● WHAT YOU WILL DO:
The listing below begins with the first line you should copy; stop after the line containing "10.9, 12.56, 15.0, 16.0, 14.5, 11.46, 6.7, 2.28, 0.28, 0.05]", and drop every picture.

● DATA EXTRACT:

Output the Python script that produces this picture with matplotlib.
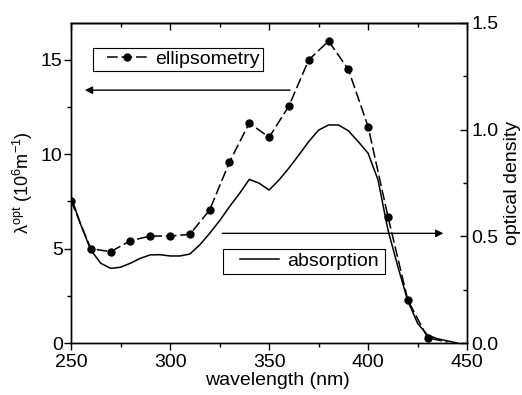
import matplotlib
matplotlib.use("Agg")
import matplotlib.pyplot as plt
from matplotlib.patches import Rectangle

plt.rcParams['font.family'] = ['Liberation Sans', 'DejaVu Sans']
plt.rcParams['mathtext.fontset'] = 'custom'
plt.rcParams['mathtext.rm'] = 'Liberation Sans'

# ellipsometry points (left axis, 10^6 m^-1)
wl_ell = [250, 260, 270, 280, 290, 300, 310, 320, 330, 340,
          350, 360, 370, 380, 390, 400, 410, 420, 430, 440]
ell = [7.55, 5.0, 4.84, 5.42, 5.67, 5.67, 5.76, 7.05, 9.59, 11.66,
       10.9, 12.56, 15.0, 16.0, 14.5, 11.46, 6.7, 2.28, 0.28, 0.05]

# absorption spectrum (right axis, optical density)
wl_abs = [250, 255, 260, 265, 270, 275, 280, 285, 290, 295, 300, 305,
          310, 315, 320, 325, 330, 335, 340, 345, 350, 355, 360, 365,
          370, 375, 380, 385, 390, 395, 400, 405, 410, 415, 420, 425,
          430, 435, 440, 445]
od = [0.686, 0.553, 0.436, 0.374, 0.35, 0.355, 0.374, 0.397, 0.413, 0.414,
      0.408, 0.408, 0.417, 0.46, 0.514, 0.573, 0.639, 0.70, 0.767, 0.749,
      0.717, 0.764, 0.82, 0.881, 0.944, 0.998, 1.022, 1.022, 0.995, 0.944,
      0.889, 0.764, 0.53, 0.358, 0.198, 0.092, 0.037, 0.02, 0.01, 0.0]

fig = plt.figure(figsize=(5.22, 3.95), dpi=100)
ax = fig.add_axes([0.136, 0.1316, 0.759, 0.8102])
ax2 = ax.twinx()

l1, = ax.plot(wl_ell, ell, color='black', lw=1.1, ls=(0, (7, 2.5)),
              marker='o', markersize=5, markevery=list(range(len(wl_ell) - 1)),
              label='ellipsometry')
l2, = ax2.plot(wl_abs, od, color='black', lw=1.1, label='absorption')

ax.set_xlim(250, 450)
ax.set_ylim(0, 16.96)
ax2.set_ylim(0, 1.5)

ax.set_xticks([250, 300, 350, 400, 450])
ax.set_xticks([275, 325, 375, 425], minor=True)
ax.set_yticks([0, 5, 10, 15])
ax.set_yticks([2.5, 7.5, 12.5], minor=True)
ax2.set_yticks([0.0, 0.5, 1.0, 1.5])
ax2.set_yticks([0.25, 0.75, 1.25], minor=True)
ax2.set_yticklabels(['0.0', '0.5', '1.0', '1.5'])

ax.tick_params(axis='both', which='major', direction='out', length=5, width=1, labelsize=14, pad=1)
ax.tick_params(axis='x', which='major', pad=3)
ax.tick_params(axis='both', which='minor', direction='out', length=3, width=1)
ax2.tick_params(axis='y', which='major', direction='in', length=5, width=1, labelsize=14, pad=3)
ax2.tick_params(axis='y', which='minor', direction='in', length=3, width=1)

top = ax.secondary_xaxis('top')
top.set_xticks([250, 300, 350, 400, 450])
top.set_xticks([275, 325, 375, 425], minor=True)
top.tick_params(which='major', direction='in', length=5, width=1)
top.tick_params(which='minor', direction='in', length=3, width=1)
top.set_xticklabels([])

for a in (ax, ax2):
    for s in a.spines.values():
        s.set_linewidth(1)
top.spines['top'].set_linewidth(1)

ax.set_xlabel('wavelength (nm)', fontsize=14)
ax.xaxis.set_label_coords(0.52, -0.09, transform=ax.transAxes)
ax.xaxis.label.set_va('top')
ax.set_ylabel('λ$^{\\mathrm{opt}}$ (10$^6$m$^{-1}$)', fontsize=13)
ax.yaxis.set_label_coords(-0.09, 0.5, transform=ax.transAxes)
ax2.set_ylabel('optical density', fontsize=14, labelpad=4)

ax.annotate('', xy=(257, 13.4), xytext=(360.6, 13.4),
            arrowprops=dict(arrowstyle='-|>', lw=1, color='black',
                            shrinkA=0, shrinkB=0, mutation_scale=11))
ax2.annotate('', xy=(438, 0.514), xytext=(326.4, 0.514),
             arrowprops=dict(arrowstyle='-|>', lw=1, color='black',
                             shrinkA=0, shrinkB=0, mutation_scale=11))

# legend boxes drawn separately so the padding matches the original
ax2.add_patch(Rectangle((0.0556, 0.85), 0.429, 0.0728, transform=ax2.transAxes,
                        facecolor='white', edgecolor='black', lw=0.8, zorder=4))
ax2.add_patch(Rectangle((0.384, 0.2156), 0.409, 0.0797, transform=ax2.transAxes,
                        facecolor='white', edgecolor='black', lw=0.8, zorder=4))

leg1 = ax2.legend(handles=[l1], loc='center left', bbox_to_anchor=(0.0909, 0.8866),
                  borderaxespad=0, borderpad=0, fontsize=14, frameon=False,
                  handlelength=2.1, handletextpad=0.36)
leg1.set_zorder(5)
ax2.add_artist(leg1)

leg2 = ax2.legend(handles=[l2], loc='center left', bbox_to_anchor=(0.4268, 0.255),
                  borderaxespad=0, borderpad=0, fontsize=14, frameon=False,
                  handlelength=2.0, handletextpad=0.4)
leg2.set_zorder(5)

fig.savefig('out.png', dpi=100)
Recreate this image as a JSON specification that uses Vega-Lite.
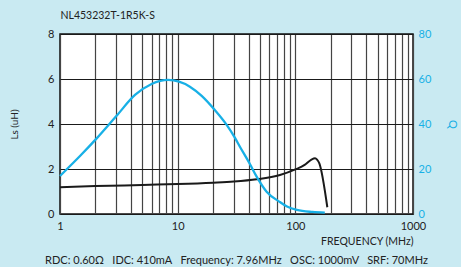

● TASK OUTPUT:
Output the Python script that produces this picture with matplotlib.
import matplotlib
matplotlib.use("Agg")
import matplotlib.pyplot as plt
from matplotlib.patches import Rectangle

plt.rcParams['font.family'] = ['Liberation Sans', 'DejaVu Sans']
plt.rcParams['mathtext.fontset'] = 'custom'
plt.rcParams['mathtext.rm'] = 'Liberation Sans'

# ellipsometry points (left axis, 10^6 m^-1)
wl_ell = [250, 260, 270, 280, 290, 300, 310, 320, 330, 340,
          350, 360, 370, 380, 390, 400, 410, 420, 430, 440]
ell = [7.55, 5.0, 4.84, 5.42, 5.67, 5.67, 5.76, 7.05, 9.59, 11.66,
       10.9, 12.56, 15.0, 16.0, 14.5, 11.46, 6.7, 2.28, 0.28, 0.05]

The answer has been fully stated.